Firefighters battle a fire.
Mike Eliason/Santa Barbara County Fire Department/via REUTERS
The job is heating up.

We’ve never seen a fire year like this. Across the American West, dozens of fires are raging out of control. Thousands of miles from Washington to the Mexican border are blanketed in thick smoke. Noon skies have turned a Martian red, blotting out the sun’s light. Day after day passes with thick acrid smoke burning your lungs.

Amid the misery, at least one profession stands to benefit: forest fire inspectors and prevention specialists. The US Bureau of Labor Statistics recently estimated the number of people working in the occupation, which offers a median wage of about $53,000 per year, is set to increase by 24% from 2019 to 2029.

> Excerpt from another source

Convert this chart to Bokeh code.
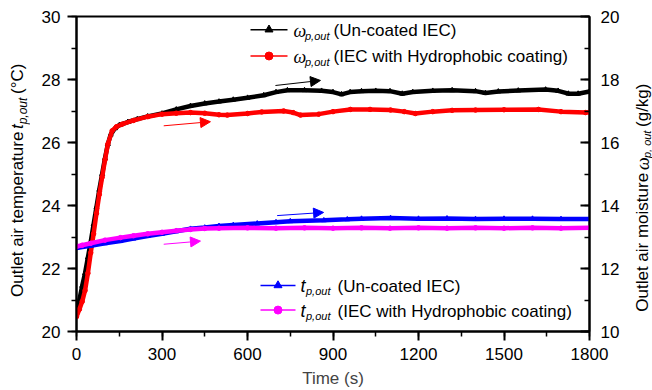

When the government estimated employment changes five years ago, they only thought the profession would grow by 13% between 2014 to 2024. By last year, employment was already higher than predicted for 2024. .

Forest fire prevention specialists enforce fire regulations, design control measures, and help manage forests to prevent the conflagration consuming thousands of acres in the West every day. Most of those jobs will be in places burning now: California, Oregon, Utah, and Colorado. States in the South from Texas to Georgia, also employ a number of these specialists.

Even the most recent forecasts may be too low. They came a few weeks after a succession of heatwaves, extreme storms, and 12,000 lightning strikes ignited massive fire complexes now engulfing California and Oregon in August. With government agencies now planning to spend hundreds of millions of dollars every year to thin Western forests and prevent fires, the profession is heating up.